Voici un témoignage d’une rare intensité avec ce récit dans lequel la réalité prend les atours d’un roman d’épouvante. Unique album de bande dessinée présent dans la sélection de l’été 2013 du Monde, Mon ami Dahmer est un bouleversement autant qu'une véritable réussite.
Mon ami Dahmer, récit commencé en 1994, décrit l’adolescence de Jeffrey Dahmer, tueur en série tristement connu sous le nom du « cannibale de Milwaukee », passée au collège de Eastview et au lycée de Revere, aux États-Unis. Derf Backderf, l’auteur, raconte, de son point de vue de simple camarade de classe, les années d’errance de ce jeune homme étrange, tantôt fascinant et tantôt effrayant, qui n’a jamais réussi à trouver sa place.
C’est avec un regard empreint d’empathie que Derf Backderf dresse un portrait sensible et documenté d'un adolescent tourmenté, alcoolique, dont les adultes ne se soucient guère. Il cherche à comprendre comment un homme peut être doucement amené à commettre des crimes atroces, sans pour autant l’excuser. Il n’est pas ici question de faire preuve de sensationnalisme puisque le récit se centre sur la période des 12 ans à la sortie du lycée de Jeffrey Dahmer et s'arrête seulement deux semaines avant les premiers meurtres.

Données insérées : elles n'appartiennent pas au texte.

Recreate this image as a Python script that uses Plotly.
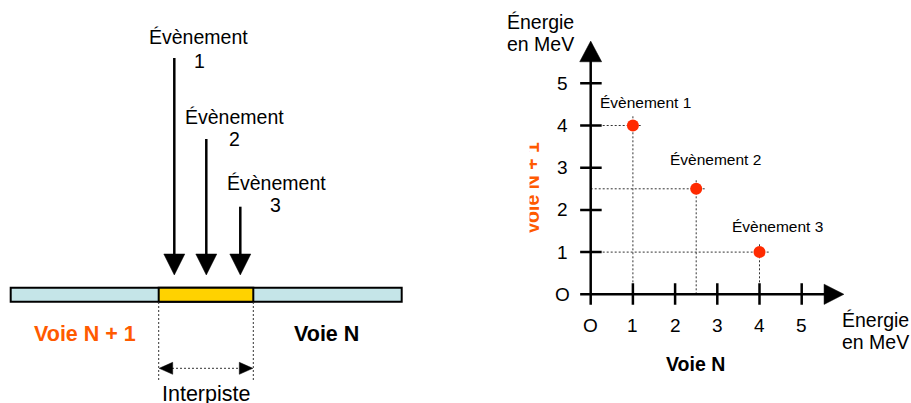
import plotly.graph_objects as go

# ---------------- data ----------------
events = ["Évènement 1", "Évènement 2", "Évènement 3"]
voie_n = [1, 2.5, 4]          # energy on channel N (MeV)
voie_n1 = [4, 2.5, 1]         # energy on channel N+1 (MeV)
tick_vals = [0, 1, 2, 3, 4, 5]
tick_text = ["O", "1", "2", "3", "4", "5"]

FONT = "Arial, Liberation Sans, sans-serif"
RED = "#FF2A00"
ORANGE = "#FF5A00"
W, H = 911, 403
OFF = 0  # body margin removed by post_script

fig = go.Figure()

# ---------- right chart: scatter on x2/y2 ----------
ux = 42.2
x0p, y0p = 590.7 - OFF, 294.3 - OFF
xr = [-1.0, 6.25]
yr = [-1.0, 6.25]
xd = [(x0p + xr[0] * ux) / W, (x0p + xr[1] * ux) / W]
yd = [(H - y0p + yr[0] * ux) / H, (H - y0p + yr[1] * ux) / H]

ext = 0.22
for xv, yv in zip(voie_n, voie_n1):
    fig.add_trace(go.Scatter(x=[0, xv + ext], y=[yv, yv], mode="lines",
                             line=dict(color="#333333", width=1, dash="2px,2px"),
                             xaxis="x2", yaxis="y2", hoverinfo="skip", showlegend=False))
    fig.add_trace(go.Scatter(x=[xv, xv], y=[0, yv + ext], mode="lines",
                             line=dict(color="#333333", width=1, dash="2px,2px"),
                             xaxis="x2", yaxis="y2", hoverinfo="skip", showlegend=False))

fig.add_trace(go.Scatter(x=voie_n, y=voie_n1, mode="markers", text=events,
                         marker=dict(color=RED, size=12, line=dict(width=0)),
                         xaxis="x2", yaxis="y2", showlegend=False))

shapes = []
shapes.append(dict(type="line", xref="x2", yref="y2", x0=-0.25, y0=0, x1=5.6, y1=0,
                   line=dict(color="black", width=2.5)))
shapes.append(dict(type="line", xref="x2", yref="y2", x0=0, y0=-0.25, x1=0, y1=5.6,
                   line=dict(color="black", width=2.5)))
shapes.append(dict(type="path", xref="x2", yref="y2",
                   path="M 5.53 0.24 L 6.0 0 L 5.53 -0.24 Z",
                   fillcolor="black", line=dict(color="black", width=0.5)))
shapes.append(dict(type="path", xref="x2", yref="y2",
                   path="M -0.26 5.51 L 0 6.0 L 0.26 5.51 Z",
                   fillcolor="black", line=dict(color="black", width=0.5)))
for t in tick_vals[1:]:
    shapes.append(dict(type="line", xref="x2", yref="y2", x0=t, y0=-0.25, x1=t, y1=0.26,
                       line=dict(color="black", width=2.5)))
    shapes.append(dict(type="line", xref="x2", yref="y2", x0=-0.25, y0=t, x1=0.26, y1=t,
                       line=dict(color="black", width=2.5)))

annotations = []
for t, s in zip(tick_vals, tick_text):
    annotations.append(dict(xref="x2", yref="y2", x=t, y=-0.75, text=s, showarrow=False,
                            font=dict(family=FONT, size=19, color="black"),
                            xanchor="center", yanchor="middle"))
    annotations.append(dict(xref="x2", yref="y2", x=-0.66, y=t, text=s, showarrow=False,
                            font=dict(family=FONT, size=19, color="black"),
                            xanchor="center", yanchor="middle"))

label_shift = [(-35, 23), (-28, 29), (-29.5, 26)]
for ev, xv, yv, (dx, dy) in zip(events, voie_n, voie_n1, label_shift):
    annotations.append(dict(xref="x2", yref="y2", x=xv, y=yv, text=ev, showarrow=False,
                            xanchor="left", yanchor="middle", xshift=dx, yshift=dy,
                            font=dict(family=FONT, size=15.5, color="black")))


def px(x):
    return x - OFF


def annot(x, y, text, size, color="black", **kw):
    d = dict(xref="x", yref="y", x=px(x), y=px(y), text=text, showarrow=False,
             xanchor=kw.pop("xanchor", "center"), yanchor=kw.pop("yanchor", "middle"),
             font=dict(family=FONT, size=size, color=color))
    d.update(kw)
    annotations.append(d)


annot(505, 21.5, "Énergie", 19.5, xanchor="left")
annot(505, 43.5, "en MeV", 19.5, xanchor="left")
annot(840, 319.5, "Énergie", 19.5, xanchor="left")
annot(840, 342, "en MeV", 19.5, xanchor="left")
annot(695, 364, "<b>Voie N</b>", 19.5)
annot(531, 188.5, "<b>Voie N + 1</b>", 19.5, color=ORANGE, textangle=-90)
# the reference clips the left edge of the rotated label
annot(523.5, 188.5, " ", 2, width=9.5, height=110, bgcolor="white", borderpad=0)

# ---------- left diagram (pixel coordinates on x/y) ----------
def rect(x0, x1, y0, y1, fill):
    shapes.append(dict(type="rect", xref="x", yref="y", x0=px(x0), x1=px(x1),
                       y0=px(y0), y1=px(y1), fillcolor=fill,
                       line=dict(color="black", width=2)))


def line(x0, y0, x1, y1, width=2.5, dash="solid", color="black"):
    shapes.append(dict(type="line", xref="x", yref="y", x0=px(x0), x1=px(x1),
                       y0=px(y0), y1=px(y1), line=dict(color=color, width=width, dash=dash)))


def tri(pts):
    p = " L ".join(f"{px(a)} {px(b)}" for a, b in pts)
    shapes.append(dict(type="path", xref="x", yref="y", path=f"M {p} Z",
                       fillcolor="black", line=dict(color="black", width=0.5)))


rect(10.7, 401.7, 287.7, 301.7, "#C5E5E8")
rect(158.7, 253.3, 287.7, 301.7, "#FFD200")

arrows = [(174.3, 58), (206.3, 139), (240.3, 206.7)]
for ax, top in arrows:
    line(ax, top, ax, 258)
    tri([(ax - 10.5, 254), (ax + 10.5, 254), (ax, 275)])

for vx in (158.7, 253.3):
    line(vx, 302, vx, 380, width=1, dash="2px,2px", color="#333333")
line(172, 368.3, 240, 368.3, width=1, dash="2px,2px", color="#333333")
tri([(159.2, 368.3), (172.7, 362.3), (172.7, 374.3)])
tri([(252.8, 368.3), (239.3, 362.3), (239.3, 374.3)])

left_labels = [(198.5, 36.7, 199, 60.7, "1"), (234.5, 116.7, 234, 139, "2"),
               (276, 182.7, 275.3, 205, "3")]
for lx, ly, nx, ny, num in left_labels:
    annot(lx, ly, "Évènement", 19.5)
    annot(nx, ny, num, 19.5)

annot(85, 334, "<b>Voie N + 1</b>", 21.5, color=ORANGE)
annot(326.7, 334, "<b>Voie N</b>", 21.5)
annot(206, 393.5, "Interpiste", 21.5)

fig.update_layout(
    width=W, height=H,
    margin=dict(l=0, r=0, t=0, b=0),
    paper_bgcolor="white", plot_bgcolor="rgba(0,0,0,0)",
    xaxis=dict(range=[0, W], domain=[0, 1], visible=False, fixedrange=True),
    yaxis=dict(range=[H, 0], domain=[0, 1], visible=False, fixedrange=True),
    xaxis2=dict(range=xr, domain=xd, visible=False, anchor="y2"),
    yaxis2=dict(range=yr, domain=yd, visible=False, anchor="x2"),
    shapes=shapes,
    annotations=annotations,
    showlegend=False,
)

fig.write_html("out.html", config={"displayModeBar": False},
               default_width="911px", default_height="403px",
               post_script="document.body.style.margin='0px';"
                           "document.body.style.overflow='hidden';")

Lorsqu’on aborde les grands criminels, il est rare de recueillir des témoignages de « l’avant », qui sont les seuls capables d’expliquer l’inexplicable. Cet album agit donc comme un avertissement : Jeffrey Dahmer aurait pu avoir une trajectoire de vie totalement différente si seulement quelqu’un avait pu sentir son malaise.
Visuellement, l’album est très efficace, on y retrouve un véritable souci du détail, de belles mises en scène, mais aussi une impression de froideur, tant dans les gestes que dans les émotions des personnages, qui participe à la fascination du lecteur.
Cet album, aussi captivant qu’effrayant, est une lecture nécessaire pour qui cherche à comprendre les méandres de la folie humaine.